Jacob A. Zumoff, New Jersey City University
Since the Cold War, most historians have set up an opposition between the “American” and “international” aspects of early American Communism. This book examines the development of the Communist Party in its first decade, from 1919 to 1929. Using the archives of the Communist International, this book, in contrast to previous studies, argues that the International played an important role in the early part of this decade in forcing the party to “Americanise”. Special attention is given to the attempts by the Comintern to orient American Communists on the role of black oppression, and to see the struggle for black liberation and the fight for socialism as inextricably linked. The later sections of the book provide the most detailed account now available of how the Comintern, reflecting the Stalinisation of the Soviet Union, intervened in the American party to ensure the Stalinisation of American Communism.
Biographical note
Jacob A. Zumoff, PhD (2003) in history, University of London, has lectured at several universities, including as a visiting professor at the Instituto Tecnológico y de Estudios Superiores de Monterrey and, most recently, New Jersey City University. He has published on the labour movement and racial oppression in the Americas.
Readership
Those interested in the radical left and labour movement in the United States; the struggle for black equality; the history of the international Communist movement, as well as political and intellectual historians more generally.
Reviews
” […] este libro se convertirá en la obra de referencia sobre los primeros años del PC norteamericano. Al mismo tiempo, brinda elementos claves para el análisis comparativo con otros partidos comunistas y contribuye a una historia global de la IC.”
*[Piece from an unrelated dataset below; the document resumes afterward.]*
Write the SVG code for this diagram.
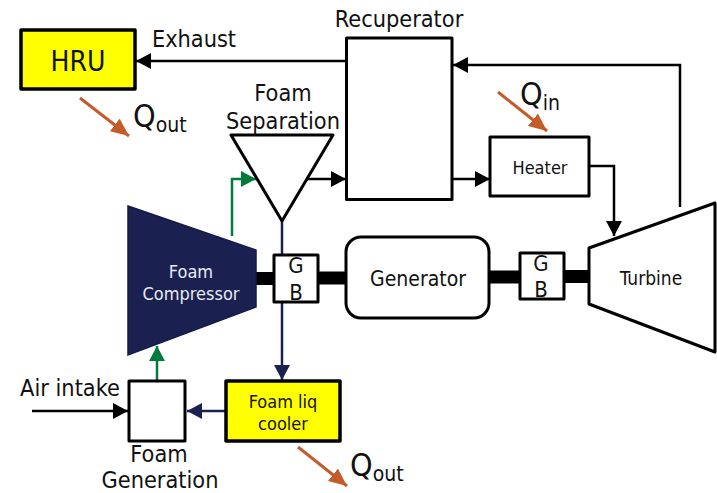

Hernán Camarero (UBA – Conicet), Archivos de historia del movimiento obrero y la izquierda, año IV, nº 8, marzo de 2016: 173-176.
“In many ways Jacob Zumoff’s recent in-depth look at the earliest years of the Communist movement in the U.S. affirms Theodore Draper’s earlier work, but it has much to offer on its own, especially in today’s political climate. […] What makes Zumoff’s work particularly relevant, in addition to his use of Russian sources, is what it says about the political realities of today, particularly pertaining to the [US] election of 2016.”
Beverly Tomek, WorkingUSA: The Journal of Labor and Society, September 2015, pp. 516-518.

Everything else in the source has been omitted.